The Not-So-Barbarian

I have started to read Invisible Cities by Italo Calvino, a Cuban storyteller that was raised and lived almost his entire life in Italy. So far into the book, it is a series of very short descriptions of many different cities, all of them unknown (to me, at least). But the part that caught my attention the most was the prologue, where Calvino talks about Kublai Kahn and his reunion with Marco Polo.

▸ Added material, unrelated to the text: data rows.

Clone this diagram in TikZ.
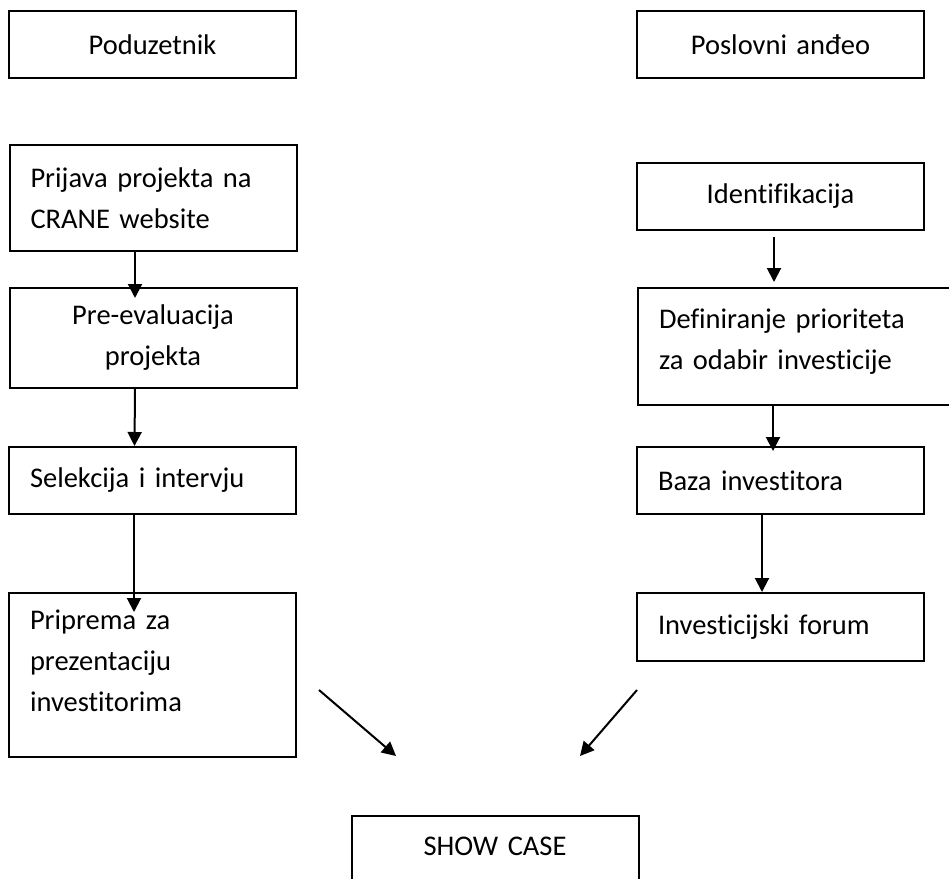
\documentclass[tikz,border=0pt]{standalone}
\usepackage{fontspec}
\setmainfont{Carlito}[Ligatures=NoCommon]
\usepackage{tikz}
\usetikzlibrary{arrows.meta,positioning}

\begin{document}
\begin{tikzpicture}[x=1pt,y=-1pt,
  blok/.style={draw=black, line width=2pt, rectangle, minimum width=287pt,
    inner xsep=21pt, inner ysep=0pt, text width=245pt,
    font=\fontsize{28.5}{41}\selectfont},
  lijevo/.style={blok, align=left},
  sredina/.style={blok, align=center},
  strelica/.style={draw=black, line width=2pt, -{Triangle[length=14pt,width=14pt]}}]
\useasboundingbox (0,0) rectangle (949,878);
\clip (0,0) rectangle (949,878);

% naslovi
\node[sredina, minimum height=67pt] (pod) at (152.5,44.5) {Poduzetnik};
\node[sredina, minimum height=67pt] (ang) at (780.5,44.5) {Poslovni anđeo};

% lijevi stupac
\node[lijevo, minimum height=106pt] (prij) at (153,198) {Prijava projekta na\\CRANE website};
\node[sredina, minimum height=100pt] (preev) at (153,338) {Pre-evaluacija\\projekta};
\node[lijevo, minimum height=67pt] (sel) at (152.5,480.5) {Selekcija i intervju};
\node[lijevo, minimum height=164pt, text depth=110pt] (prip) at (152.5,675) {Priprema za\\prezentaciju\\investitorima};

% desni stupac
\node[sredina, minimum height=67pt] (ident) at (780.5,196.5) {Identifikacija};
\node[lijevo, anchor=west, minimum width=340pt, text width=298pt, minimum height=117pt, text depth=56pt] (defin) at (637,346.5) {Definiranje prioriteta\\za odabir investicije};
\node[lijevo, minimum height=67pt] (baza) at (780.5,480.5) {Baza investitora};
\node[lijevo, minimum height=68pt] (forum) at (780.5,627) {Investicijski forum};

% zavrsni blok
\node[sredina, anchor=north, text height=39pt, text depth=40pt] (show) at (495,815) {SHOW CASE};

% strelice
\draw[strelica, shorten >=-11pt] ([xshift=-18pt]prij.south) -- ([xshift=-18pt]preev.north);
\draw[strelica] ([xshift=-18pt]preev.south) -- ([xshift=-18pt]sel.north);
\draw[strelica, shorten >=-20pt] ([xshift=-18.5pt]sel.south) -- ([xshift=-18.5pt]prip.north);

\draw[strelica, shorten <=6pt, shorten >=5pt] ([xshift=-6.5pt]ident.south) -- ([xshift=-6.5pt]ident.south |- defin.north);
\draw[strelica, shorten >=-5pt] ([xshift=-7.5pt]baza.north |- defin.south) -- ([xshift=-7.5pt]baza.north);
\draw[strelica] ([xshift=-18.5pt]baza.south) -- ([xshift=-18.5pt]forum.north);

\coordinate (lpoc) at (319,690);
\coordinate (lkraj) at (396,756);
\coordinate (dpoc) at (637,690);
\coordinate (dkraj) at (580,756);
\draw[strelica] (lpoc) -- (lkraj);
\draw[strelica] (dpoc) -- (dkraj);
\end{tikzpicture}
\end{document}
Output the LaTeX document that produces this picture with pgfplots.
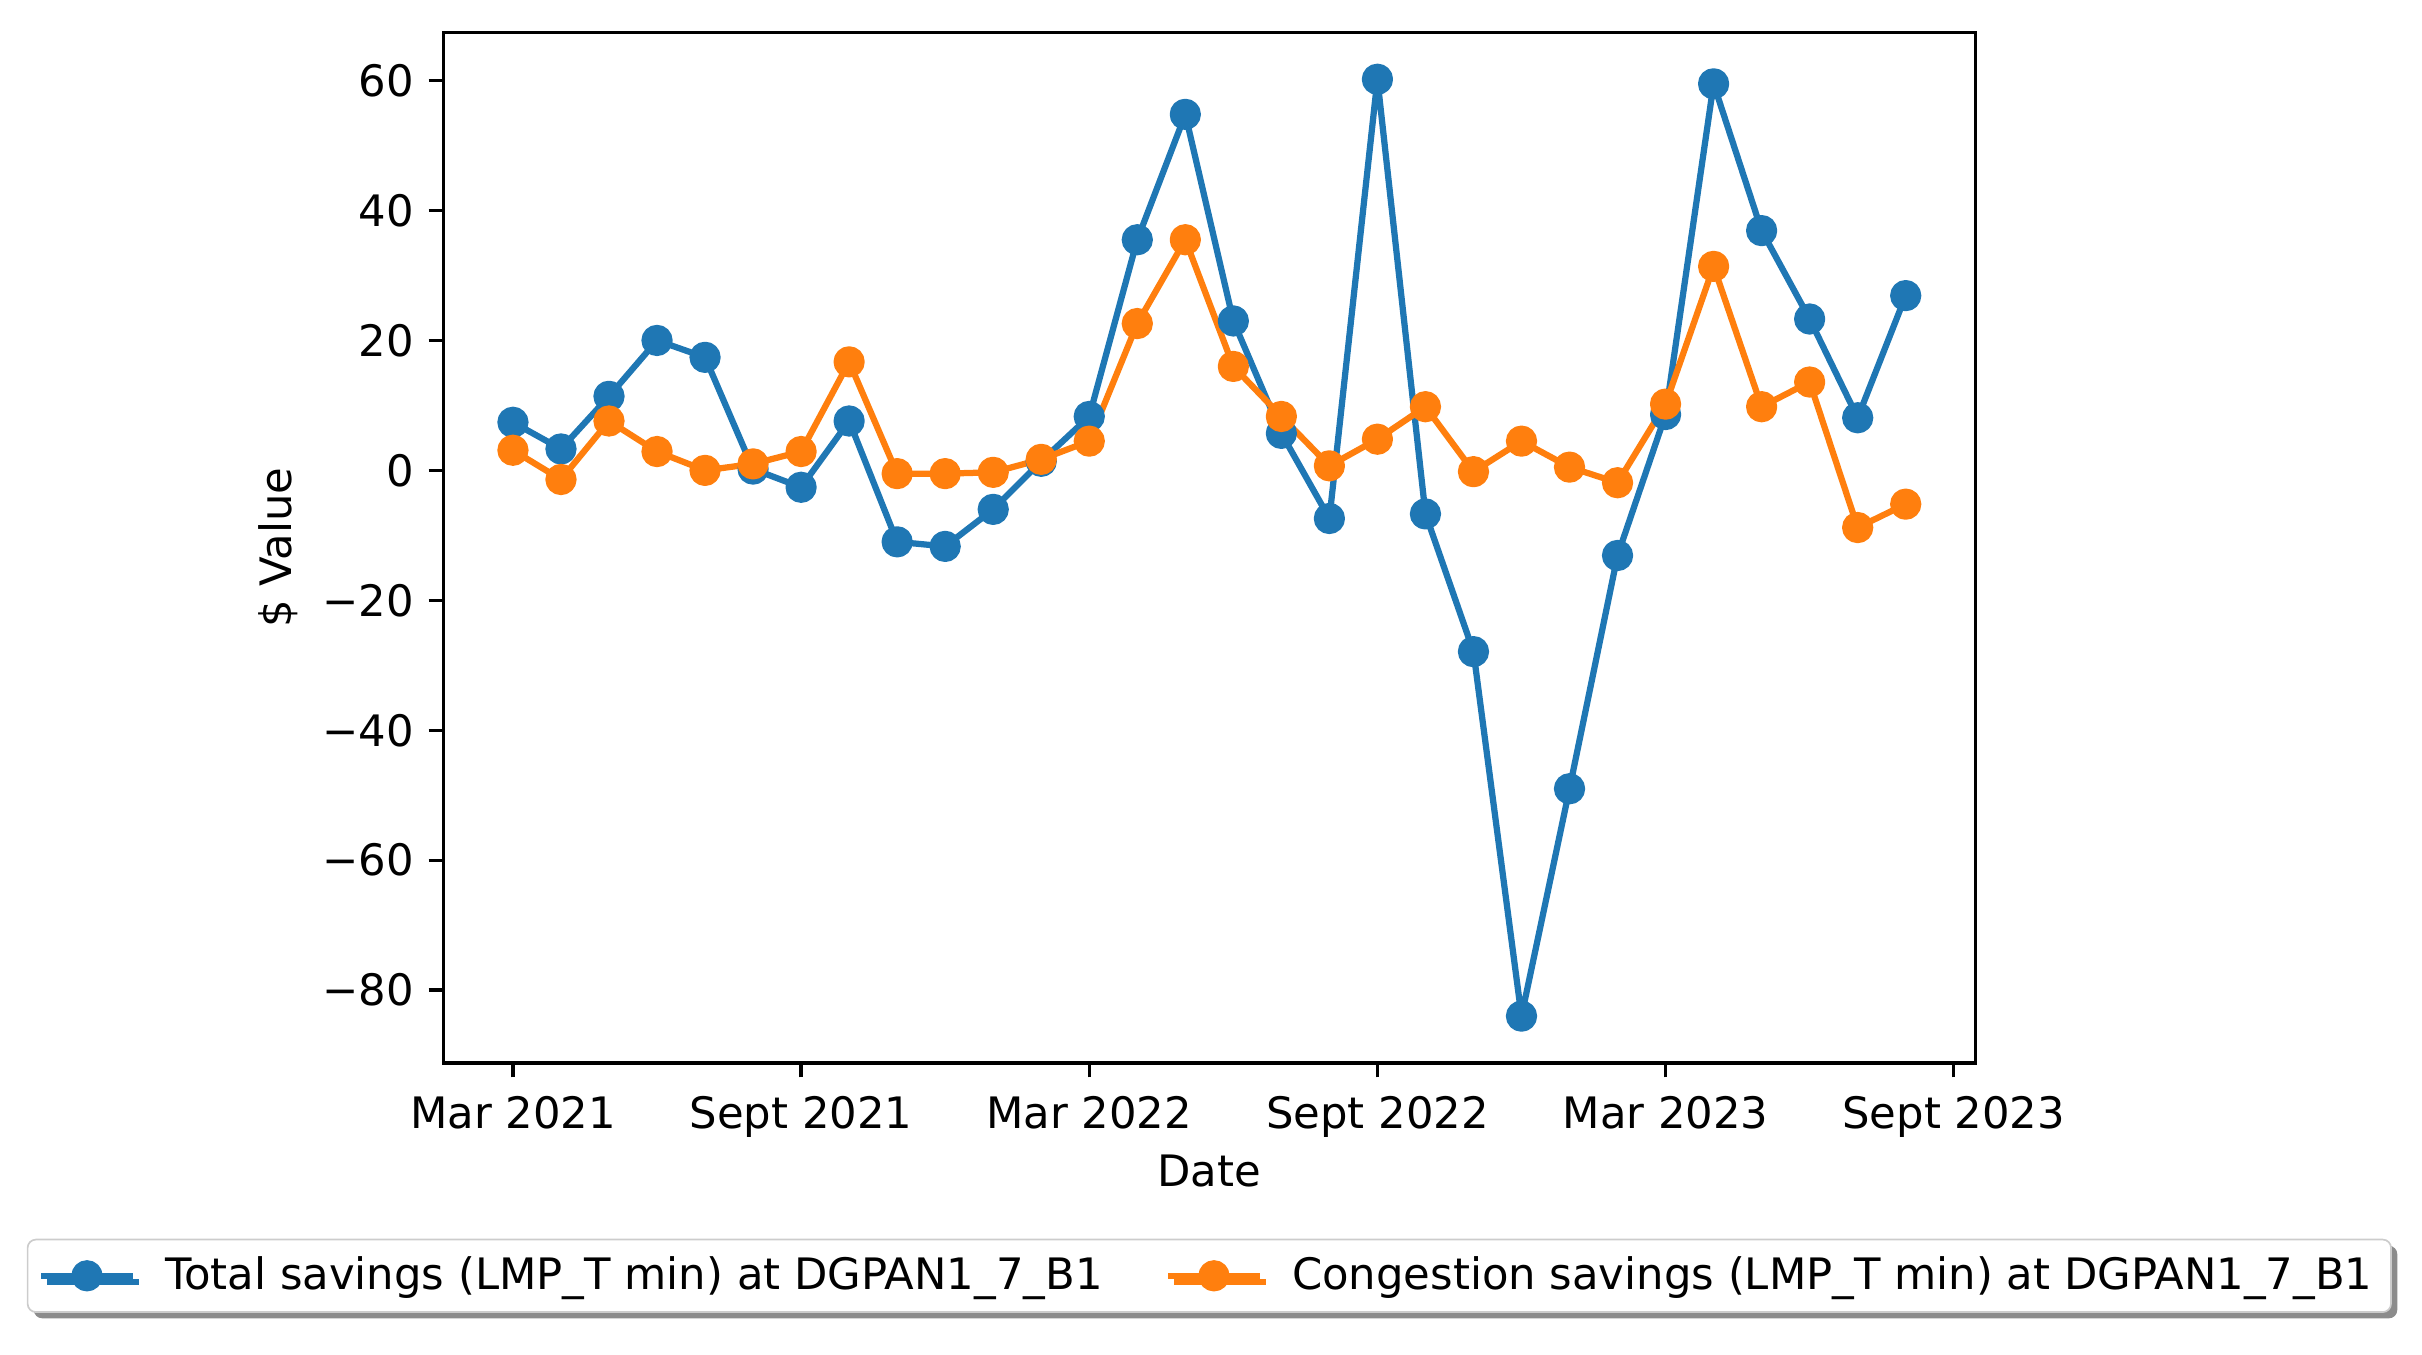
\documentclass[border=0pt]{standalone}
\usepackage{pgfplots}
\pgfplotsset{compat=1.18}
\usepackage{fontspec}
\setmainfont{DejaVu Sans}
\usetikzlibrary{shadows}
\definecolor{cA}{HTML}{1F77B4}
\definecolor{cB}{HTML}{FF7F0E}
\begin{document}
\begin{tikzpicture}
\useasboundingbox (-106.4pt,-69.9pt) rectangle (474.9pt,255.1pt);
\begin{axis}[
  at={(0,0)}, anchor=south west,
  scale only axis, width=367.7pt, height=247.3pt,
  xmin=-1.45, xmax=30.45, ymin=-91.2, ymax=67.4,
  xtick={0,6,12,18,24,30},
  xticklabels={Mar 2021,Sept 2021,Mar 2022,Sept 2022,Mar 2023,Sept 2023},
  ytick={-80,-60,-40,-20,0,20,40,60},
  yticklabels={−80,−60,−40,−20,0,20,40,60},
  tick align=outside, tick pos=left,
  major tick length=3.5pt,
  every tick/.style={black, line width=0.8pt},
  axis line style={line width=0.8pt},
  tick label style={font=\fontsize{10.4}{12.5}\selectfont},
  xticklabel style={yshift=-1pt},
  label style={font=\fontsize{10.4}{12.5}\selectfont},
  xlabel={Date}, ylabel={\$ Value},
  xlabel style={yshift=2.7pt},
  ylabel style={yshift=-1pt},
  legend columns=2,
  legend style={at={(0.5,0)}, anchor=north, yshift=-42.2pt,
    draw=black!20, rounded corners=2pt, fill=white,
    font=\fontsize{10.4}{12.5}\selectfont,
    drop shadow={shadow xshift=1.5pt, shadow yshift=-1.5pt, fill=black!45, opacity=1},
    inner xsep=2.5pt, inner ysep=2pt,
    /tikz/every odd column/.append style={column sep=5pt},
    /tikz/every even column/.append style={column sep=13pt}},
  legend cell align=left,
  legend image code/.code={\draw[mark repeat=2,mark phase=2,line width=1.5pt] plot coordinates {(0pt,0pt) (11pt,0pt) (22pt,0pt)};},
]
\addplot[cA, line width=1.5pt, line join=round, mark=*, mark size=3pt, mark options={solid}] coordinates {
(0,7.4) (1,3.3) (2,11.4) (3,20) (4,17.4) (5,0.2) (6,-2.6) (7,7.6) (8,-11) (9,-11.7)
(10,-6) (11,1.4) (12,8.3) (13,35.5) (14,54.8) (15,23) (16,5.7) (17,-7.4) (18,60.2) (19,-6.7)
(20,-27.9) (21,-84) (22,-49) (23,-13.1) (24,8.6) (25,59.5) (26,36.9) (27,23.3) (28,8.1) (29,26.9)
};
\addlegendentry{Total savings (LMP\_T min) at DGPAN1\_7\_B1}
\addplot[cB, line width=1.5pt, line join=round, mark=*, mark size=3pt, mark options={solid}] coordinates {
(0,3.1) (1,-1.4) (2,7.6) (3,2.9) (4,0) (5,1) (6,2.9) (7,16.7) (8,-0.5) (9,-0.5)
(10,-0.3) (11,1.7) (12,4.5) (13,22.6) (14,35.5) (15,16) (16,8.3) (17,0.7) (18,4.8) (19,9.8)
(20,-0.2) (21,4.5) (22,0.5) (23,-1.9) (24,10.2) (25,31.4) (26,9.8) (27,13.6) (28,-8.8) (29,-5.2)
};
\addlegendentry{Congestion savings (LMP\_T min) at DGPAN1\_7\_B1}
\end{axis}
\end{tikzpicture}
\end{document}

Kublai Khan was born in the empire of Mongolia in the year 1215. Being the grandson of the infamous Ghenghis Khan, logic would say he was a cruel and violent barbarian. Think again. Kublai Khan rose to power after his brother was killed, and he was characterized for being a very benevolent ruler. His clan, the Mongols, had conquered China and they managed it, as historians say, with land- hungry, apathetic rulers. Kublai Kahn was the exception.


Kublai Kahn
He was a ruler that broke the mold of his predecessors. He understood the people he leaded. He won the right to rule after defeating his younger brother in battle, and he was established as the fifth Great Khan in 1260. The fifth Khan changed his role from conqueror to ruler, and with that changes came many advances in culture in his empire. One of the great changes he made in the Mongol Empire was that he surrounded himself with advisers from different religions that were in his territory. This established religious freedom for all his subjects. He also created aid agencies, encouraged the use of the postal service, established paper currency, upgraded the roads in his empire and expanded waterways.  




His reign over the Mongol Empire coincided with Marco Polo's journey toward the East. Marco Polo was a young merchant from Venice who traveled with his uncle and father to China, where he met Kublai Khan. The details about his visit are very unclear, but it is known that Kublai Khan grew very close to Marco Polo and used him as a military advisor. At the same time, Polo took advantage of this opportunity and soaked in the cultural, economical and political advances from the Mongolian Empire. Unfortunately, Marco Polo's stories about China were not very well received in Italy; many people thought they were mad man's tales. 


Marco Polo and Kublai Kahn
The relationship between the Venetian merchant and the Mongol emperor is a very unexpected relationship, but it seems as if they trust each other a lot. They share everything with each other, including hopes, fears, dreams, anything that comes to mind. Their friendship will be something to follow throughout the book.